— Что же делать? — задумался Сережа и сел у ворот на скамейку.
— Подождем, — сказала Элина и тоже села.
Тут из переулка вышла худощавая женщина, одетая в мужской полушубок, с хворостиной в руках и подозрительно поглядела на незнакомых.
— Не моего ли Гурьяна разыскиваете? Поди, насчет собрания? Больной он, не скликал никого.
— Не скликал? — встревожился Сережа.
Женщина сердито распахнула калитку.
— Проходите, если пришли!..
Сережа с Элиной вошли в низкую, чисто прибранную избу. Хозяйка опустилась на лавку и вдруг заплакала.
— Ой, лишенько! Замучилась я с ним! Палкой его болезню лечить! Пьяный он в пологу лежит.
По исхудалым, обветренным щекам катились слезы. Она вытирала их уголком вылинявшего платка и приговаривала:
— Бутринский лавочник напоил. Выманил по дешевке овес. Навязался, проклятый, завсе у нас останавливается.
При словах «бугринский лавочник» Сережа насторожился. Значит, Женькин отец и в Абанер по торговым делам ездит.
Наплакавшись, хозяйка немного успокоилась, грустные глаза подобрели.
— Что с вами делать, ребятушки? Я бы сама сходку собрала, да корова с поля не пришла. Не найти — озимь потравит. А может, вы сами не погнушаетесь? Я вам по палочке дам под окошки стучать.
— Соберем! — обрадовался Сережа. Как это он сразу не догадался.
— Пошли! — подхватила Элина.
Женщина проводила их за ворота, наказала стучать посильнее в первом доме за углом к старому Федору Кузьмичу, а во дворе за овражком поберечься злой собаки.
— Да шибче стучите. Дай-ка палочку, касатка. Ты вот как стучи… Силантий Иванович! На собранию.
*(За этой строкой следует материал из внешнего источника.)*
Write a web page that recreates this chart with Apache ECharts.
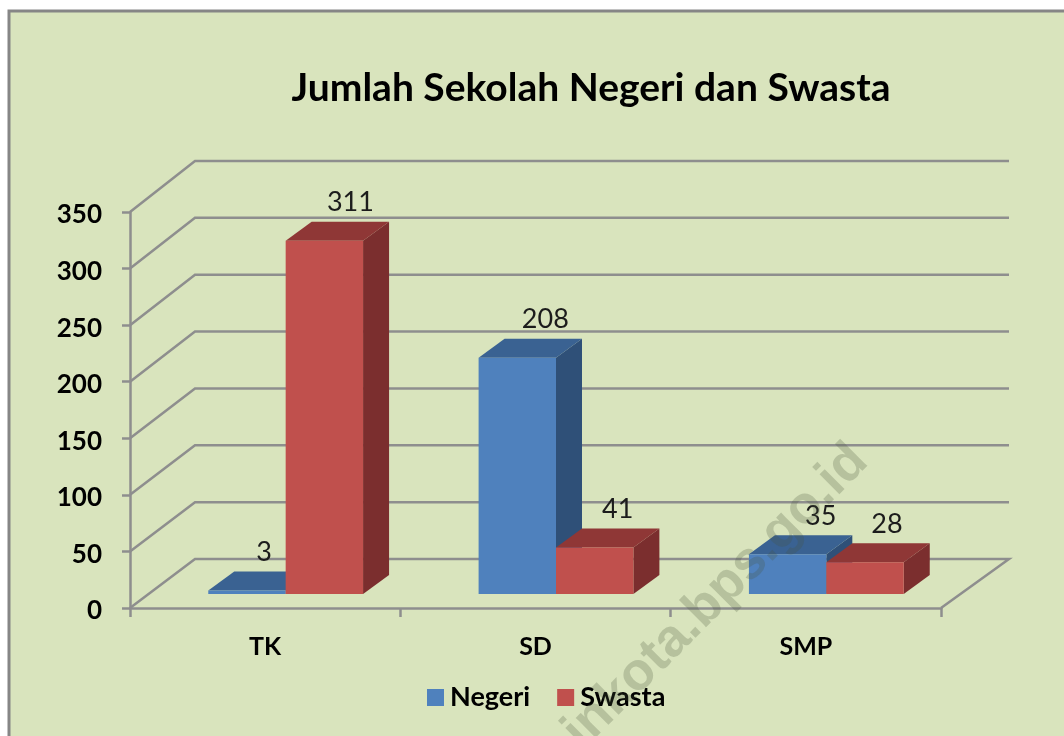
<!DOCTYPE html>
<html>
<head>
    <meta charset="utf-8"/>
    <title>Jumlah Sekolah Negeri dan Swasta</title>
    <style>
        html, body { margin: 0; padding: 0; background: #fff; }
    </style>
</head>
<body>

<div id="main" style="width: 1064px;height:736px;"></div>

<script src="https://cdn.jsdelivr.net/npm/echarts@6/dist/echarts.min.js"></script>
<script>
    var categories = ['TK', 'SD', 'SMP'];
    var negeri = [3, 208, 35];
    var swasta = [311, 41, 28];
    var yTicks = [0, 50, 100, 150, 200, 250, 300, 350];

    var fontName = 'Lato, "Open Sans", sans-serif';

    // depth of the back wall and of the bars, in pixels
    var wallDx = 65, wallDy = -49, wallRightDx = 68;
    var floorDx = 20.5, floorDy = -14;
    var barDx = 26, barDy = -19;
    var barWidth = 77.4;

    // the original chart moves some value labels off the bar centre
    var negeriLabelDx = [-9, 2, 7];
    var swastaLabelDx = [0, -3, -4];

    var blue = {front: '#4f81bd', top: '#3a6292', side: '#2f5078'};
    var red = {front: '#c0504d', top: '#8f3736', side: '#7b2e2e'};

    function poly(points, color) {
        return {type: 'polygon', shape: {points: points}, style: {fill: color}};
    }

    // one 3d bar, shifted from the category centre by shift pixels
    function barRenderer(colors, shift, labelDx) {
        return function (params, api) {
            var top = api.coord([api.value(0), api.value(1)]);
            var base = api.coord([api.value(0), 0]);
            var x0 = top[0] + floorDx + shift;
            var x1 = x0 + barWidth;
            var y1 = base[1] + floorDy;
            var y0 = y1 - (base[1] - top[1]) * 1.004;
            return {
                type: 'group',
                children: [
                    poly([[x1, y0], [x1 + barDx, y0 + barDy], [x1 + barDx, y1 + barDy], [x1, y1]], colors.side),
                    poly([[x0, y0], [x0 + barDx, y0 + barDy], [x1 + barDx, y0 + barDy], [x1, y0]], colors.top),
                    poly([[x0, y0], [x1, y0], [x1, y1], [x0, y1]], colors.front),
                    {
                        type: 'text',
                        style: {
                            text: String(api.value(1)),
                            x: (x0 + x1) / 2 + barDx + labelDx[params.dataIndex],
                            y: y0 + barDy - 19,
                            align: 'center',
                            verticalAlign: 'middle',
                            fill: '#1c1c1c',
                            font: '27px ' + fontName
                        }
                    }
                ]
            };
        };
    }

    function wallRenderer(params, api) {
        var v = api.value(1);
        var p = api.coord([0, v]);
        var x0 = params.coordSys.x;
        var x1 = x0 + params.coordSys.width;
        var dy = wallDy - 2 * v / 350;
        var points = [[x0, p[1]], [x0 + wallDx, p[1] + dy], [x1 + wallRightDx, p[1] + dy]];
        if (v === 0) {
            points.push([x1, p[1]]);
        }
        return {
            type: 'polyline',
            shape: {points: points},
            style: {stroke: '#8e8e8e', lineWidth: 2.5, fill: 'none'}
        };
    }

    var myChart = echarts.init(document.getElementById('main'));

    var option = {
        animation: false,
        backgroundColor: '#ffffff',
        title: {
            text: 'Jumlah Sekolah Negeri dan Swasta',
            left: 586,
            top: 64,
            textAlign: 'center',
            textStyle: {color: '#000', fontFamily: fontName, fontWeight: 'bold', fontSize: 39}
        },
        legend: {
            data: ['Negeri', 'Swasta'],
            left: 422,
            top: 679,
            icon: 'rect',
            itemWidth: 17,
            itemHeight: 17,
            itemGap: 27,
            textStyle: {color: '#000', fontFamily: fontName, fontWeight: 'bold', fontSize: 27, padding: [0, 0, 0, 1]}
        },
        grid: {left: 130, right: 123, top: 212, bottom: 128},
        xAxis: {
            type: 'category',
            data: categories,
            axisLine: {lineStyle: {color: '#8e8e8e', width: 2.5}},
            axisTick: {show: true, alignWithLabel: false, length: 9, lineStyle: {color: '#8e8e8e', width: 2.5}},
            axisLabel: {color: '#000', fontFamily: fontName, fontWeight: 'bold', fontSize: 25, margin: 26}
        },
        yAxis: {
            type: 'value',
            min: 0,
            max: 350,
            interval: 50,
            splitLine: {show: false},
            axisLine: {show: true, lineStyle: {color: '#8e8e8e', width: 2.5}},
            axisTick: {show: true, length: 8, lineStyle: {color: '#8e8e8e', width: 2.5}},
            axisLabel: {
                margin: 28,
                formatter: '{a|{value}}',
                rich: {
                    a: {color: '#000', fontFamily: fontName, fontWeight: 'bold', fontSize: 26, padding: [6, 0, 0, 0]}
                }
            }
        },
        series: [
            {
                type: 'custom',
                name: 'walls',
                renderItem: wallRenderer,
                clip: false,
                silent: true,
                encode: {x: 0, y: 1},
                data: yTicks.map(function (v) { return [0, v]; })
            },
            {
                type: 'custom',
                name: 'Negeri',
                itemStyle: {color: blue.front},
                renderItem: barRenderer(blue, -barWidth, negeriLabelDx),
                clip: false,
                encode: {x: 0, y: 1},
                data: negeri.map(function (v, i) { return [i, v]; })
            },
            {
                type: 'custom',
                name: 'Swasta',
                itemStyle: {color: red.front},
                renderItem: barRenderer(red, 0, swastaLabelDx),
                clip: false,
                encode: {x: 0, y: 1},
                data: swasta.map(function (v, i) { return [i, v]; })
            }
        ],
        graphic: [
            {
                type: 'rect',
                z: -10,
                shape: {x: 9, y: 11, width: 1200, height: 900},
                style: {fill: '#d9e4bd', stroke: '#868686', lineWidth: 3}
            },
            {
                type: 'text',
                z: 100,
                x: 591,
                y: 759,
                rotation: 0.785,
                style: {
                    text: 'inkota.bps.go.id',
                    fill: 'rgba(70,85,60,0.24)',
                    font: 'bold 53px "Liberation Sans", sans-serif',
                    align: 'left',
                    verticalAlign: 'bottom'
                }
            }
        ]
    };

    myChart.setOption(option);
</script>
</body>
</html>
Товарищи со школьного городка пришли.
Первым пришел смешливый мужик с лукавыми глазами, в заплатанном армяке и зачастил с порога волжской скороговоркой:
— Здорово ночевали, хозяева! С праздником вас, со Христовым днем, Василиса Никитична!
— Какой Христов день? — удивилась хозяйка.
— Кто бражничает, у того и праздничек. Гурьян-то у тебя разговелся. А маломощному мужичку хватило бы на цигарку табачку. Закурим, Василиса Никитична?
— Ну тебя, Корнеич! Наговоришь с три короба!
Вошел лавочник Захар Минаевич, не спеша разделся, степенно расчесал бороду и сел в передний угол под божницу.
— Э, да тут Ильи Порфирьевича сын! Наше вам почтение! Значится, в папашку пошел? Мужиков уму-разуму учить!
Он одобрительно крякал, на все лады расхваливал бугринского учителя и Сережу.
— Моего сына дружок. Первеющий ученик, золотая голова! Вместе они, стало быть, науку двигают.
Захар Минаевич подсел к Сереже и тихо заговорил под ухо:
— Просьбишка у меня к тебе. Женьку моего по ученью подгони. По-соседски. Уж я за деньгами не постою, отблагодарю. Так, что ли?